Efforts to modernize and speed up the B2B cross-border payment experience have lagged similar efforts to improve the online payment experience for consumers, resulting in processes that are often complicated and filled with friction.
For small and midsize businesses (SMBs), they’re often prohibitively so. In fact, 27% of them rank the complexity of making cross-border payments as one of their top obstacles.
And the financial institutions serving them are all too aware of this fact. Data from the August and September B2B Payments Tracker, a PYMNTS and American Express collaboration, shows that their bankers grow less and less satisfied with their own digital payment solutions as the size of the client decreases. For large enterprises, 74% of respondents were very or extremely satisfied with the solutions offered, while this percentage dropped to 23% for small businesses.
Get the Report: B2B Cross-Border Payments Tracker
It is also worth noting that for cross-border payments, around 80% of respondents said they were very satisfied with their solutions, despite the challenges for this type of payment.
Another difficulty in cross-border payments revolves around interoperability and application programming interfaces (APIs). To make payments across borders, information must be shared across different payment networks and systems. APIs are one of the best ways to accomplish this communication, which is why a striking 65% of payment operators currently use APIs and another 20% plan to.
API or no API, however, networks and systems can communicate with each other only if they are interoperable. This means they must share the same protocols, formats, and other aspects that allow a message from one network to be understood by the other.

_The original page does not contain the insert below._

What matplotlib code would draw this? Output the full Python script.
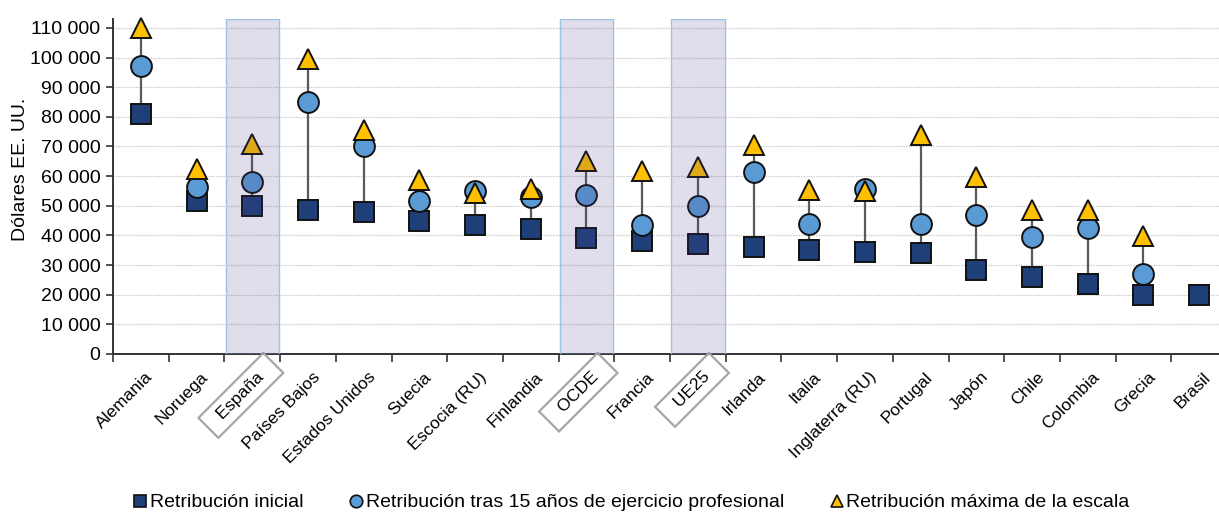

At present, there is a distinct lack of interoperability and standardization, with only 38% of payment system operators reporting the existence of domestic standards for APIs. Nearly 8 in 10 of them view this lack of standardization as the biggest barrier to API adoption.
Without this adoption, cross-border payments will remain challenging.
Transparency is Job 1
In addition to interoperability, transparency is an important consideration for B2B cross-border payments. A lack of transparency can result in friction in both the payment process and communication between providers, firms, and end customers.
This is especially important in industries, such as healthcare and insurance, where transactions can involve multiple entities. One of the best ways to improve transparency is to digitize the payment process, as many companies have already done or plan to do.
A recent PYMNTS survey found that 56% of companies with plans to digitize their payment operations view making the payment process more transparent as an important outcome.
Of the surveyed companies that had accelerated their digitization efforts, a striking 35% reported doing so to provide their vendors and customers with a more transparent process. This rush to digitize is understandable because once completed, payments digitization can have a tremendous impact. Of the companies that had already digitized payments, 60% said those projects had a positive impact on supplier relationships
Solutions to the Rescue
According to PYMNTS’ data, the most common solution financial institutions (FIs) currently provide to reduce B2B payments friction is automated account validation, so FIs not currently offering this product should consider doing so.
Faster or real-time payment functionality should be another consideration. The ideal cross-border digital solution should be easy to use and provide customers with important details such as transparent exchange rates and payment delivery dates.
If FIs can provide the right solutions, businesses will benefit in a variety of ways. For example, 64% of U.S. SMBs view reduced fraud risk as the biggest benefit of cross-border payments innovation.
PYMNTS’ data also shows that 56% of overall U.S. businesses view enhanced cash management capabilities as a benefit of cross-border payment solutions.
They also believe innovation would reduce errors, improve accounts receivable (AR) efficiency, and provide access to a range of new products and services. With all these benefits, it is no surprise that business customers are increasingly seeking cross-border payments solutions. It is now up to FIs to provide them.